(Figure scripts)

----

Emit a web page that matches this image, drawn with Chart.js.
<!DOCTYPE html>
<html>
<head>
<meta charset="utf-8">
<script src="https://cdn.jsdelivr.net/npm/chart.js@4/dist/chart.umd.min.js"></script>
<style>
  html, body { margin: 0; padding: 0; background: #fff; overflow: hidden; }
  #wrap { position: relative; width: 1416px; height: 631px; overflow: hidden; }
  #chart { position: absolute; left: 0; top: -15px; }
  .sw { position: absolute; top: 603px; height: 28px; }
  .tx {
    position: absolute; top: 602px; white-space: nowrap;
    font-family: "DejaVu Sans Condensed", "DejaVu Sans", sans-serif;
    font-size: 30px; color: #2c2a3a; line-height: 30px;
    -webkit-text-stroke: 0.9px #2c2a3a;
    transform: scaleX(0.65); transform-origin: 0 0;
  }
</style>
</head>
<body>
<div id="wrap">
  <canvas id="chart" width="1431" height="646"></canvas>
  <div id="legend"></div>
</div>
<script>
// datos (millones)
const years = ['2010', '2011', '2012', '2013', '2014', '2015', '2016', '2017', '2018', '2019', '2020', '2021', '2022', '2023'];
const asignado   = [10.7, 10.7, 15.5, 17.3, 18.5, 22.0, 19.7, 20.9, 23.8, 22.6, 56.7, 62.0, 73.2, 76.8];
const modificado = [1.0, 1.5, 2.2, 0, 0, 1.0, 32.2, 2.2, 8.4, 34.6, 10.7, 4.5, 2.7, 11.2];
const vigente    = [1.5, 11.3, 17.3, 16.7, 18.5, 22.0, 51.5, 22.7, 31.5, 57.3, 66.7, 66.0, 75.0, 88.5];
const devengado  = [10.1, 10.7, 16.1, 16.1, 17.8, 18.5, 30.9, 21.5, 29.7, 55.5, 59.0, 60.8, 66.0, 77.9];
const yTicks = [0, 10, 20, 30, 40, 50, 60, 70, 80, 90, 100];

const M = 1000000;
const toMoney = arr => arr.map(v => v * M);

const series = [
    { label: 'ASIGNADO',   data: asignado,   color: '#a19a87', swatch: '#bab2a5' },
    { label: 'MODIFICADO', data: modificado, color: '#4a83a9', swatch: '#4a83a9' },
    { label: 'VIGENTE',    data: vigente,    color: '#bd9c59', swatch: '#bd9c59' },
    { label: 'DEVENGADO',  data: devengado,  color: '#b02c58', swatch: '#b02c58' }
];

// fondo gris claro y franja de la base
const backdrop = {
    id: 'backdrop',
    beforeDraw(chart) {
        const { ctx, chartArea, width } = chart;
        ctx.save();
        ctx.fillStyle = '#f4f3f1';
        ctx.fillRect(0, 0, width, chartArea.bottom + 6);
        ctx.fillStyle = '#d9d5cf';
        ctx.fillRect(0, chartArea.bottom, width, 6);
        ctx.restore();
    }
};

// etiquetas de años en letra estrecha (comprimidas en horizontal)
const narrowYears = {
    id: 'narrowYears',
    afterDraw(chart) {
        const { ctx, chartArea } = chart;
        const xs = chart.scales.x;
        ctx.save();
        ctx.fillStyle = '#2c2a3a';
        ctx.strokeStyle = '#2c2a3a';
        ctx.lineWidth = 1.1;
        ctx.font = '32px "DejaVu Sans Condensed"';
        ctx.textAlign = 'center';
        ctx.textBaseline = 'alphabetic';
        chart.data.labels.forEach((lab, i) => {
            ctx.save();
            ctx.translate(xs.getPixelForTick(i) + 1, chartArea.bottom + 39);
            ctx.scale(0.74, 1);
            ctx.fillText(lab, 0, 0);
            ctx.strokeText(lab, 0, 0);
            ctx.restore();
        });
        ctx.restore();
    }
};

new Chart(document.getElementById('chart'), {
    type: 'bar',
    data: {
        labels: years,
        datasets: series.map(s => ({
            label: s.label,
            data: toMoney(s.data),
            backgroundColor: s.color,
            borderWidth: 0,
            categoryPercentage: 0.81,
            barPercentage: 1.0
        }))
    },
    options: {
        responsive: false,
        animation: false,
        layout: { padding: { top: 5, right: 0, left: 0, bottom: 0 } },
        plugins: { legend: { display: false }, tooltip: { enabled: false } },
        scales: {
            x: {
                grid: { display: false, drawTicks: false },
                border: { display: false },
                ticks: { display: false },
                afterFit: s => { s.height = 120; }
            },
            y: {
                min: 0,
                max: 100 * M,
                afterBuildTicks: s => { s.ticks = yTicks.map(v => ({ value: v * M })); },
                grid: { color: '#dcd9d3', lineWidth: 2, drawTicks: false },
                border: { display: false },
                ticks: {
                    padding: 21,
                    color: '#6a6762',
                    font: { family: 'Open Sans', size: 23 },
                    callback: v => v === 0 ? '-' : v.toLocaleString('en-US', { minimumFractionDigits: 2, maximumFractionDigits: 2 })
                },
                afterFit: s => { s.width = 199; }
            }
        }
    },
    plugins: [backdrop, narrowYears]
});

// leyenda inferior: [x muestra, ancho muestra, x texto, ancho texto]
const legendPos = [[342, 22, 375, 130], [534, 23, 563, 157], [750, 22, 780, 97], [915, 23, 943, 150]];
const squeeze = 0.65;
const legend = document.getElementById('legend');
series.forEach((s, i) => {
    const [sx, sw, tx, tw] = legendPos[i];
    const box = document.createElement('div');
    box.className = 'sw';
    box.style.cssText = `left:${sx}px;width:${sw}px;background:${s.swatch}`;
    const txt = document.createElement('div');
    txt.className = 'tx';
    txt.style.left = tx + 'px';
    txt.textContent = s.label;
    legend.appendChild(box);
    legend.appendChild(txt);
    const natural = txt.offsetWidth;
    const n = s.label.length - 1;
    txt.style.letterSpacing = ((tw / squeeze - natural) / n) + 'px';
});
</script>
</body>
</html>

----

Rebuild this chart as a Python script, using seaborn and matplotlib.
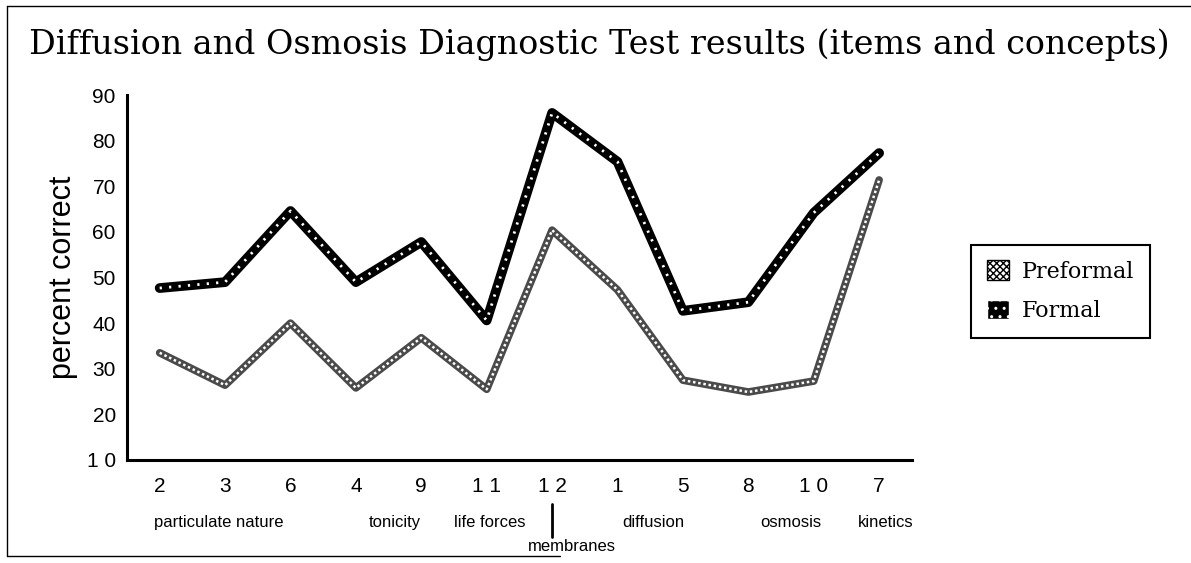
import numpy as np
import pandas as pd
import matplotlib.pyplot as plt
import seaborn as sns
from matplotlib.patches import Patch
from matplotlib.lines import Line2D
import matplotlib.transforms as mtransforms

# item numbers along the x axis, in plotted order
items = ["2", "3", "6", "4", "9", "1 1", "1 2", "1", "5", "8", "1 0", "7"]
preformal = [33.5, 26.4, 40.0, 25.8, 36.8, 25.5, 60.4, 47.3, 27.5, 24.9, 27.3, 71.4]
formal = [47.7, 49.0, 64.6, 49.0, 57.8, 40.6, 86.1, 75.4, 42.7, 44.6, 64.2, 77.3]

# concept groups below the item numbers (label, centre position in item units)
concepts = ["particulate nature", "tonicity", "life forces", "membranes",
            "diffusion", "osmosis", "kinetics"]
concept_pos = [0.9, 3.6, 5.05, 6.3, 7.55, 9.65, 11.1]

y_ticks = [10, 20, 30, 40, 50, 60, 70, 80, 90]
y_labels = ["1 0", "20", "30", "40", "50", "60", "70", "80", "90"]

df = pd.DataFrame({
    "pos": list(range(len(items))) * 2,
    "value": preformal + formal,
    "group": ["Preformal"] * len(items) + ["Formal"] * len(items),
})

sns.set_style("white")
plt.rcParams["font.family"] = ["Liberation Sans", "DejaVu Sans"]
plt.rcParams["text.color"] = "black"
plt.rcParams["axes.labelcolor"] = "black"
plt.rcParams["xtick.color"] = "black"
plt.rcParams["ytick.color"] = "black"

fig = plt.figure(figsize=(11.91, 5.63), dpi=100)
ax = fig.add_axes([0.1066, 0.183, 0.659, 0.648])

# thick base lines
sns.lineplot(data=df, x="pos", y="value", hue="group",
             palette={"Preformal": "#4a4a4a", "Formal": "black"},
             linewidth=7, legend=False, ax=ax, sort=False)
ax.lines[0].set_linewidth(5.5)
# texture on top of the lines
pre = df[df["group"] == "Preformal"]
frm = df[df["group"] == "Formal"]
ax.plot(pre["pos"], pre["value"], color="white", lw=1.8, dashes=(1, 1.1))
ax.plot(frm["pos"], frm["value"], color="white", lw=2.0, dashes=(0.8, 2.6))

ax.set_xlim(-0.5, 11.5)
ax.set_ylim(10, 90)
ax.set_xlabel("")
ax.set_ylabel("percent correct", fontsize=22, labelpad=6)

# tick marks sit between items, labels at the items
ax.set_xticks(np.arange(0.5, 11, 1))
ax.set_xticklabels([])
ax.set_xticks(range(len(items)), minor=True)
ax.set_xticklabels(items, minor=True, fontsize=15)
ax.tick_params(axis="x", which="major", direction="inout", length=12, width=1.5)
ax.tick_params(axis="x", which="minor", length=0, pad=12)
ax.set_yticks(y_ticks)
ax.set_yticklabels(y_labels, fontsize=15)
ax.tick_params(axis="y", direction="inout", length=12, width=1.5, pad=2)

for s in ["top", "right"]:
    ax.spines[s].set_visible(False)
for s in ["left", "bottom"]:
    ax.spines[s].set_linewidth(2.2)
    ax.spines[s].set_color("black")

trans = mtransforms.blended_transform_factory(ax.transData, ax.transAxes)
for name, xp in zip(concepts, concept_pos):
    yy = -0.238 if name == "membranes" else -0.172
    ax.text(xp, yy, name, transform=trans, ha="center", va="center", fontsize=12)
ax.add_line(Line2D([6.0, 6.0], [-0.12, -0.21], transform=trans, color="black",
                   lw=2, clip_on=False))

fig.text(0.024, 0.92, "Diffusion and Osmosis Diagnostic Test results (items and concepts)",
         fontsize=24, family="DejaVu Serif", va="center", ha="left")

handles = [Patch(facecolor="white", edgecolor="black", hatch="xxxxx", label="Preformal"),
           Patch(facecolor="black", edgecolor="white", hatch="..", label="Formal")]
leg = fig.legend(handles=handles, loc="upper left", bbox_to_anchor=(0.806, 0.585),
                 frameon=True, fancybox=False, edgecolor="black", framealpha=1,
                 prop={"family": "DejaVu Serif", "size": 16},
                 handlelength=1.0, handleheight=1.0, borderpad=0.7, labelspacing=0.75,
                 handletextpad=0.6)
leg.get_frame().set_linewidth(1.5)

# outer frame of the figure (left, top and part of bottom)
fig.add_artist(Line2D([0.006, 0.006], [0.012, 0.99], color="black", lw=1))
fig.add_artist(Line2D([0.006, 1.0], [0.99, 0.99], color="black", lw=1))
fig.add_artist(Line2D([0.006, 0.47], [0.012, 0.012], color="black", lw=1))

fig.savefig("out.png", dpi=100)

----

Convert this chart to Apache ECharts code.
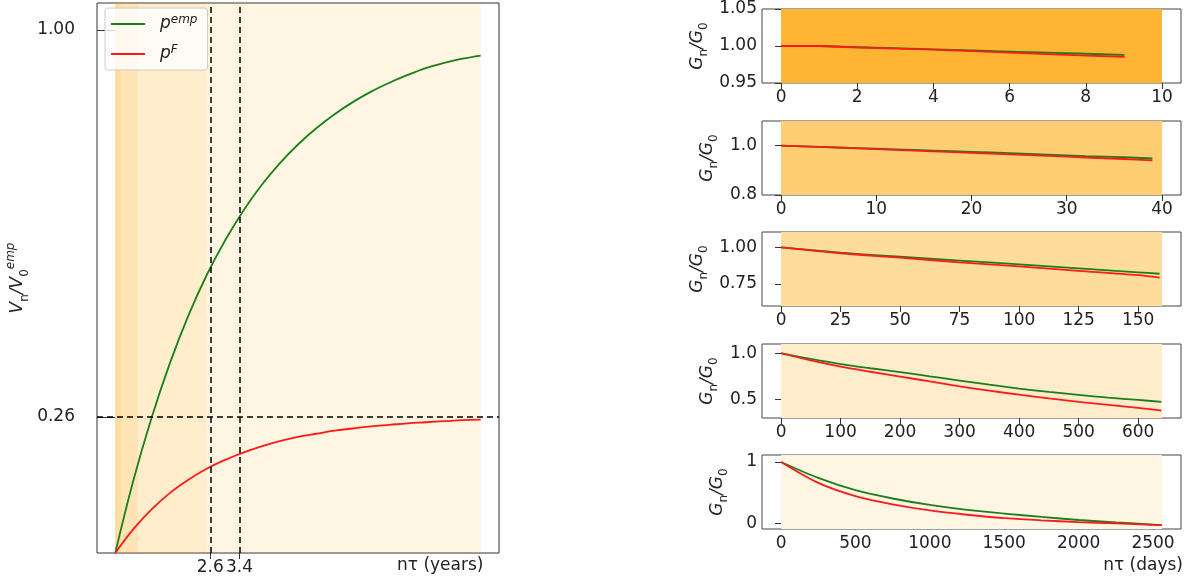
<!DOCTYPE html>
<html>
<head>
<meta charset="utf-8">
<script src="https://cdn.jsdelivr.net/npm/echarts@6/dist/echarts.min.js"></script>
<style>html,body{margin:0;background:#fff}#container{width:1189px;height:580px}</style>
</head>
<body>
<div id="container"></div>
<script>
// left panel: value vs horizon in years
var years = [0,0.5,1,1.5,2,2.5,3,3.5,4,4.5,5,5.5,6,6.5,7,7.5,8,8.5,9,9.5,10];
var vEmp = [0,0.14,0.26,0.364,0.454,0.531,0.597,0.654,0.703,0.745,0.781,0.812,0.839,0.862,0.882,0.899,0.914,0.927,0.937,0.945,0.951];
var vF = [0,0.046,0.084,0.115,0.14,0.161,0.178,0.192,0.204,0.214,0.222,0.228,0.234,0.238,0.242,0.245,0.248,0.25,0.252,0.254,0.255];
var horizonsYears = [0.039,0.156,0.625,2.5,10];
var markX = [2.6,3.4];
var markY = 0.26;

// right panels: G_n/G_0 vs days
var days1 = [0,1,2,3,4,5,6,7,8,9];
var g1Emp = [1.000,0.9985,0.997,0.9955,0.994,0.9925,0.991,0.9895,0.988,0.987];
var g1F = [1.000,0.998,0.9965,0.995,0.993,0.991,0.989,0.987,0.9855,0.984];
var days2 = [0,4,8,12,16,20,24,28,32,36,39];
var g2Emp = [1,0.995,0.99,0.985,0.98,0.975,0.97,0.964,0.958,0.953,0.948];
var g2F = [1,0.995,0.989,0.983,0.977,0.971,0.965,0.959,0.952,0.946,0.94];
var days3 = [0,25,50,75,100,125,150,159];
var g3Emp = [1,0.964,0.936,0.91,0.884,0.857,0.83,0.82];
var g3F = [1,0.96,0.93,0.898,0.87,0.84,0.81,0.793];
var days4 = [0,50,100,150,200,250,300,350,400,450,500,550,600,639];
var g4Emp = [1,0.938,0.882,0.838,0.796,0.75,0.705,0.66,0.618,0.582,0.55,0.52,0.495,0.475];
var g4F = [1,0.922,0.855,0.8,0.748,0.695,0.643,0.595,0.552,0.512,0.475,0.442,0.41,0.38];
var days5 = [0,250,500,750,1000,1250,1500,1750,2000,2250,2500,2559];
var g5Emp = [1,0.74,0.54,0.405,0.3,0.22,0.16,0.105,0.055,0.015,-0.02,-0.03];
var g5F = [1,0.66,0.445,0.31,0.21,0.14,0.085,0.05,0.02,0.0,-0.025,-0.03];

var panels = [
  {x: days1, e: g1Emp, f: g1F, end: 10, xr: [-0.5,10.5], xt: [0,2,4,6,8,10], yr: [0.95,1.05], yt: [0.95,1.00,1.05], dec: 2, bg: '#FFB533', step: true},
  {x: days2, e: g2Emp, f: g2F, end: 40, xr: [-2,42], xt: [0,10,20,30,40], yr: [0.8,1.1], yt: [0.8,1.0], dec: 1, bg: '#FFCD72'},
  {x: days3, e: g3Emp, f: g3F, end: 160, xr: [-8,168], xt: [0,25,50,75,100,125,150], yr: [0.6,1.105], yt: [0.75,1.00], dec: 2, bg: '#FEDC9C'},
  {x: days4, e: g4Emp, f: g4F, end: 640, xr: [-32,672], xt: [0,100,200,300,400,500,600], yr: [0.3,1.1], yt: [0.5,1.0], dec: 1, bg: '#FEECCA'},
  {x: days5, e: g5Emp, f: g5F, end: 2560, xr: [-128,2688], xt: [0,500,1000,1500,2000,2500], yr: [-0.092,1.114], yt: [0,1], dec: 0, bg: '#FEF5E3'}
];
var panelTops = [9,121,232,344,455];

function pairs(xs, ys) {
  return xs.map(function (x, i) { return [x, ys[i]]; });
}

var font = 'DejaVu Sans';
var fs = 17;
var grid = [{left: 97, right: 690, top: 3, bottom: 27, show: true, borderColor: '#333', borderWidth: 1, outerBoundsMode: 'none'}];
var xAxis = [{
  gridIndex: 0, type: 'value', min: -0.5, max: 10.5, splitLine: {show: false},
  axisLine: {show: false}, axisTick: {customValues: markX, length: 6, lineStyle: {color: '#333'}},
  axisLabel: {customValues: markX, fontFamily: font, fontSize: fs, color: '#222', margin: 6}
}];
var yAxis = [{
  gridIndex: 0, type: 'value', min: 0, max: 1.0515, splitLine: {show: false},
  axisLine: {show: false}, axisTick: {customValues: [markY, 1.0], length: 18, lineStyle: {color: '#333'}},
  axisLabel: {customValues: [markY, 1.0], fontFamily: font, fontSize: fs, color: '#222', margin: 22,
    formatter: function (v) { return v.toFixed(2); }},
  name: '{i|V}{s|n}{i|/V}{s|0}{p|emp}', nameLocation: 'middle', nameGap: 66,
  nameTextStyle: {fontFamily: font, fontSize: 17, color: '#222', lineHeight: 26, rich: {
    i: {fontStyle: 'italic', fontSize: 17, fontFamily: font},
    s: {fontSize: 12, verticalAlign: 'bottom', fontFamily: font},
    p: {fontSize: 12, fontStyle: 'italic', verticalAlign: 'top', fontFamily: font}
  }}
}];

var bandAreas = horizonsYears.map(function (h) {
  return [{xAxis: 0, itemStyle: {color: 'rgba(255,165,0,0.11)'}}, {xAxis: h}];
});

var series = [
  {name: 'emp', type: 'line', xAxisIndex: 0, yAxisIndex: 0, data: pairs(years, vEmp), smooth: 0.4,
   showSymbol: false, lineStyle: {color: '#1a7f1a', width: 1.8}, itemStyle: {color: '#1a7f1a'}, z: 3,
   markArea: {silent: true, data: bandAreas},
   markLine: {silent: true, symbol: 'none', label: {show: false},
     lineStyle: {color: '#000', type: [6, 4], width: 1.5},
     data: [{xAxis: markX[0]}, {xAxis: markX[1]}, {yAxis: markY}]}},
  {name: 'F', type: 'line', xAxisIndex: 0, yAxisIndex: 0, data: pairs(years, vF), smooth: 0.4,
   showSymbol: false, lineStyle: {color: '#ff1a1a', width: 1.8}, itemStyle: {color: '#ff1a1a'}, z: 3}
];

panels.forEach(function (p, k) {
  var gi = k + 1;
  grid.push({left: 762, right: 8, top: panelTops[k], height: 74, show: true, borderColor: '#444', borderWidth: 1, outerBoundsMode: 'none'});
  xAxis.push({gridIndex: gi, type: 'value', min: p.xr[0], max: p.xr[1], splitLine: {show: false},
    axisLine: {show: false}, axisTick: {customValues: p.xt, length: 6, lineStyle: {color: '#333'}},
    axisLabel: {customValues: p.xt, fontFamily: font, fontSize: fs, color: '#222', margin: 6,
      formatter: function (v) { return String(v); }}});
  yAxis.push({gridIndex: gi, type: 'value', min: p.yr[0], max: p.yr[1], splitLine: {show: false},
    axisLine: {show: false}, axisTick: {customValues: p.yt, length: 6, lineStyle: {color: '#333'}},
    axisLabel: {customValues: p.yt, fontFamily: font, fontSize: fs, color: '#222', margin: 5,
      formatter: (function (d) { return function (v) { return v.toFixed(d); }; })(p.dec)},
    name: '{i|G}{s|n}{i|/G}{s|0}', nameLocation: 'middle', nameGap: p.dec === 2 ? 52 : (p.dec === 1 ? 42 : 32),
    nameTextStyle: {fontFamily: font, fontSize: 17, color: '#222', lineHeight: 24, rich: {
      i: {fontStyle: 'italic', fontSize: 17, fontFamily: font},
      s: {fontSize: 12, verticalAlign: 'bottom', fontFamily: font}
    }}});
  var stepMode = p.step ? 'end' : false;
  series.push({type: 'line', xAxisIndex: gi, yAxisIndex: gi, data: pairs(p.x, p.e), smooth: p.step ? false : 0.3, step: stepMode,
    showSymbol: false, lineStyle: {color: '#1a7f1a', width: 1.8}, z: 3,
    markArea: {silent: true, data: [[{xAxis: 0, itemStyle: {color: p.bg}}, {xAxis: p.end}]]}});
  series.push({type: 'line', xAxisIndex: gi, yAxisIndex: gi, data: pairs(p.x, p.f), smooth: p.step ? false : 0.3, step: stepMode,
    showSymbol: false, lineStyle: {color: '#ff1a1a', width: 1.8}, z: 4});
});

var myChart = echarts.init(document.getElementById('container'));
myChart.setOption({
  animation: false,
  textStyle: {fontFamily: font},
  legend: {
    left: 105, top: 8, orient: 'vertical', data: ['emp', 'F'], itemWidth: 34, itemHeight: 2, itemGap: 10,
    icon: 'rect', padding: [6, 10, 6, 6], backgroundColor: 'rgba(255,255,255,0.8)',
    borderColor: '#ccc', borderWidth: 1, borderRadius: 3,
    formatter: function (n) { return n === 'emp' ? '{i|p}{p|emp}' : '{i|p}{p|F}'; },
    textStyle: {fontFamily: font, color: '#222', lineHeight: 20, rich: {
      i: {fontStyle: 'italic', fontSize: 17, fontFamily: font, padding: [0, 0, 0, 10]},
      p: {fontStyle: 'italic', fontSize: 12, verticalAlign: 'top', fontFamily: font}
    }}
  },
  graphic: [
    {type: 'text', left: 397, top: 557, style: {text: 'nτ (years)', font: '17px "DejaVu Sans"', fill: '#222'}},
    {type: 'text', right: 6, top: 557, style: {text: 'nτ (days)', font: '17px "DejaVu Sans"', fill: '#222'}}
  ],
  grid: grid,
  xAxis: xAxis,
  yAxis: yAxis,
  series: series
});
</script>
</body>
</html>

----

### The task
Leave the pictures out and copy exactly the lines from the one with "Rebuild this chart" to the one with "44.6, 64.2, 77.3]", both included.

### Task answer
Rebuild this chart as a Python script, using seaborn and matplotlib.
import numpy as np
import pandas as pd
import matplotlib.pyplot as plt
import seaborn as sns
from matplotlib.patches import Patch
from matplotlib.lines import Line2D
import matplotlib.transforms as mtransforms

# item numbers along the x axis, in plotted order
items = ["2", "3", "6", "4", "9", "1 1", "1 2", "1", "5", "8", "1 0", "7"]
preformal = [33.5, 26.4, 40.0, 25.8, 36.8, 25.5, 60.4, 47.3, 27.5, 24.9, 27.3, 71.4]
formal = [47.7, 49.0, 64.6, 49.0, 57.8, 40.6, 86.1, 75.4, 42.7, 44.6, 64.2, 77.3]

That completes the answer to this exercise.